After park visits gradually increased on the course of half a century, in 1988 a sudden decline had began and it never stopped. But why is this going on? Why are people going less and less to parks?
Oliver Pergams, a University of Illinois at Chicago ecologist, took a "don't think, just compute" approach to the problem. He took into consideration a large number of possible factors from playing video games to rising oil prices, to the rise in foreign travel, to crowding of parks, to family income etc. Then he performed a statistical analysis of the data, called multilinear regression,
which is capable of determining which factors are most linked to the problem in question - in this case parks visits.
"Many of the variables were highly significantly correlated with this decline in national park visitation," said Pergams. "Multilinear regression apportions which variables are the most significant in affecting the outcome."
The result was that video games, home movie rentals, going out to movies, Internet use, and rising fuel prices explained almost 98 percent of the decline! "It's fairly stunning," he said, although these methods prove only the correlation between factors and not causal relations.
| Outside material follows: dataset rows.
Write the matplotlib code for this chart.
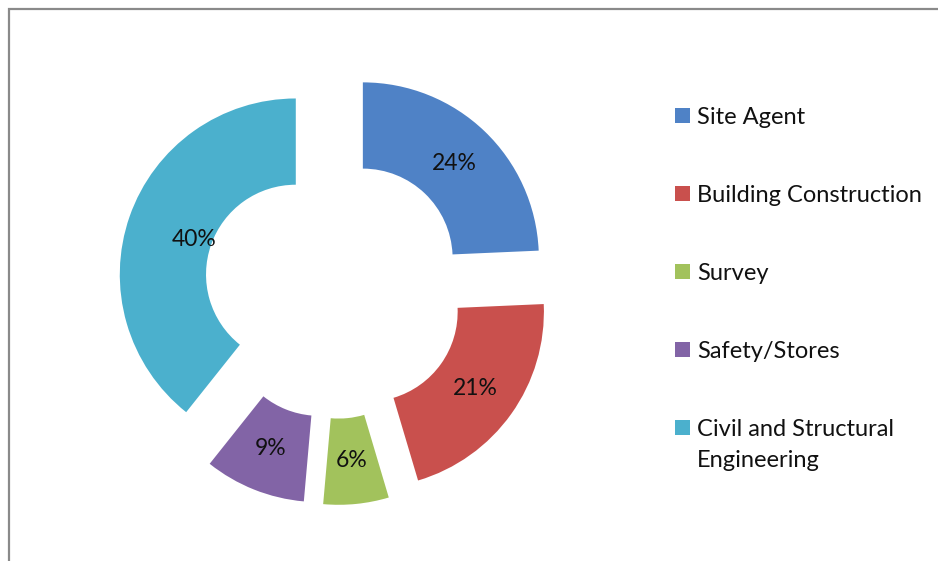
import matplotlib
matplotlib.use("Agg")
import matplotlib.pyplot as plt
import numpy as np
from matplotlib.patches import Rectangle

# data
labels = ["Site Agent", "Building Construction", "Survey", "Safety/Stores",
          "Civil and Structural\nEngineering"]
# wedge sizes as drawn (measured from the slice angles) and the printed labels
shares = [24.3, 21.1, 6.0, 9.3, 39.3]
pct_labels = ["24%", "21%", "6%", "9%", "40%"]
colors = ["#4F82C6", "#C9504D", "#A2C25C", "#8264A6", "#4BB0CD"]

W, H = 938, 561
fig = plt.figure(figsize=(W / 100, H / 100), dpi=100)
plt.rcParams["font.family"] = ["Lato", "DejaVu Sans"]

# outer frame (cut off at right and bottom like the source)
fig.patches.append(Rectangle((9 / W, -0.1), 1.2, 1 - 9 / H + 0.1, transform=fig.transFigure,
                             fill=False, edgecolor="#8a8a8a", linewidth=1.6))

# square axes centred on the ring; 1 data unit = outer radius (176 px)
S = 540
R = 176
cx, cy = 334.5, H - 288
ax = fig.add_axes([(cx - S / 2) / W, (cy - S / 2) / H, S / W, S / H])
lab_iter = iter(pct_labels)
wedges, _, autotexts = ax.pie(
    shares, colors=colors, startangle=90, counterclock=False,
    explode=[0.233] * len(shares), radius=1.0,
    wedgeprops=dict(width=0.49, linewidth=0),
    autopct=lambda p: next(lab_iter), pctdistance=0.75,
    textprops=dict(fontsize=16.5, color="#111111"),
)
# Excel pulls the label of the big slice further in
label_r = [0.75, 0.75, 0.75, 0.75, 0.61]
for w, t, r in zip(wedges, autotexts, label_r):
    a = np.deg2rad((w.theta1 + w.theta2) / 2)
    x0, y0 = w.center
    t.set_position((x0 + r * np.cos(a), y0 + r * np.sin(a)))

L = S / 2 / R
ax.set_xlim(-L, L)
ax.set_ylim(-L, L)
ax.set_aspect("equal")
ax.axis("off")

# legend, laid out like the source (marker level with the first text line)
fs = 17
em = fs / 72 * 100
box = 15
for i, (lab, col) in enumerate(zip(labels, colors)):
    yc = H - (115.5 + 78 * i)
    fig.patches.append(Rectangle((675 / W, (yc - box / 2) / H), box / W, box / H,
                                 transform=fig.transFigure, facecolor=col, edgecolor="none"))
    fig.text(697 / W, (yc + 0.5 * em - 3) / H, lab, fontsize=fs, va="top", ha="left",
             color="#111111", linespacing=1.63)

fig.savefig("out.png", dpi=100)
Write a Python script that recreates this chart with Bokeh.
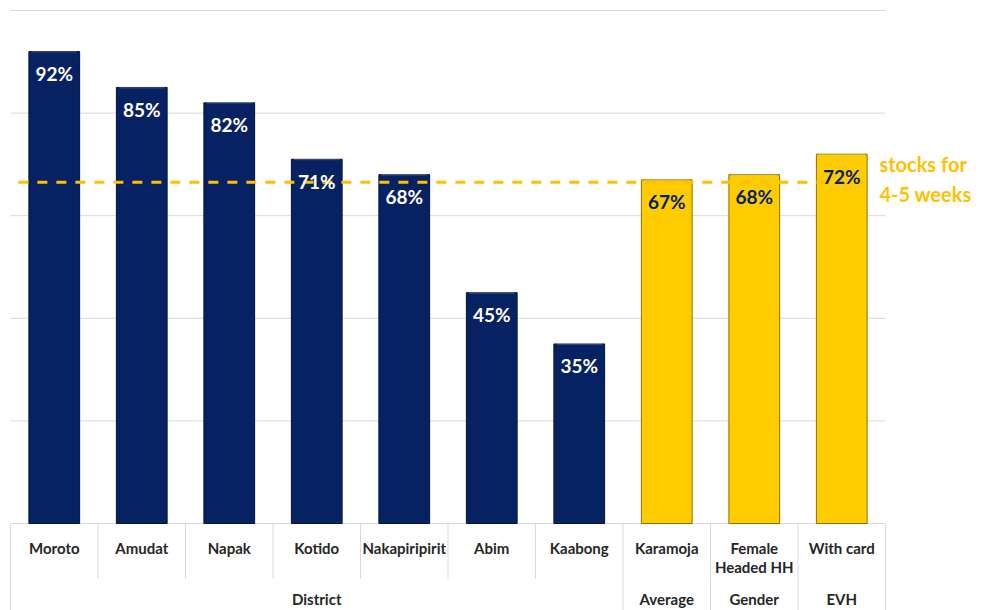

In other words it's possible that, for instance, both the decline in parks visits and the rise in home movie rentals to be caused by some other unknown factor.
"This is no smoking gun," Pergams said. "We're showing statistically that the rise in use of these various types of media, as well as oil prices, is so highly correlated with the decline in national park visits that there is likely to be some association."
Pergams ruled out many variables that one might have thought to be more relevant than video games, such as family income, age, the recent rise in foreign travel, or crowding in the parks. However, these variables are not correlated as strongly as home entertainment and fuel prices.
"My concern is that young people are simply not going outdoors or to natural areas, but are instead playing video games, going on the Internet or watching movies," Pergams said. "My longer-term concern is that I don't see how this trend, if it is in fact true, could be good for conservation efforts. But if the trends are correct, perhaps public awareness will lead to some solutions."